Mostyn Ffrench-Williams

Personal information
- Born: 12 October 1914 London, England
- Died: 11 November 1963 (aged 49) St Austell, England
- Height: 178 cm (5 ft 10 in)

Sport
- Sport: Swimming
- Strokes: Freestyle, backstroke
- Club: Penguin Swimming Club

Medal record
Men's swimming
Representing England
British Empire Games
| Gold medal – first place | 1938 Sydney | 4×220 yd freestyle |
| Silver medal – second place | 1934 London | 4×200 yd freestyle |
| Bronze medal – third place | 1934 London | 3×110 yd medley |

= Mostyn Ffrench-Williams =

British swimmer

Mostyn Yanto Ffrench-Williams (12 October 1914 – 11 November 1963) was an English competition freestyle and backstroke swimmer who represented Great Britain at the Olympics, and swam for England at the British Empire Games, during the 1930s.

== Biography ==
Ffrench-Williams was born in London and swam for the Penguin Swimming Club.

In the 1932 Summer Olympics, he finished fifth with the British team in the 4×200-metre freestyle relay event. In the 100-metre freestyle competition he was eliminated in the first round.

Four years later the 1936 Summer Olympics in Berlin, he was a member of the British team which finished sixth with the British team in the 4×200-metre freestyle relay contest at the 1936 Games. He also swam in the 100-metre freestyle event but was eliminated in the first round again.

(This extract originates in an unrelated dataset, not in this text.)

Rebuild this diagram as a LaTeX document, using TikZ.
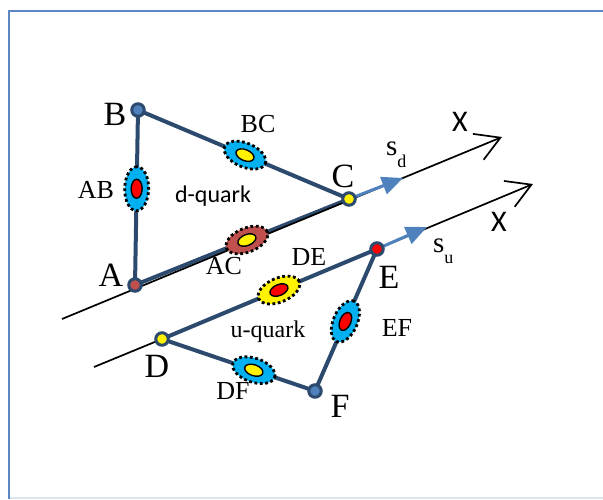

At the 1934 British Empire Games in London, he was a member of the English team which won the silver medal in the 4×200-yard freestyle competition. In the 3×110-yard medley contest he won a bronze medal with the English team. Four years later at the 1938 Empire Games in Sydney, he was part of the English team which won the gold medal in the 4×220-yard freestyle event. In Sydney he also participated in the backstroke competition.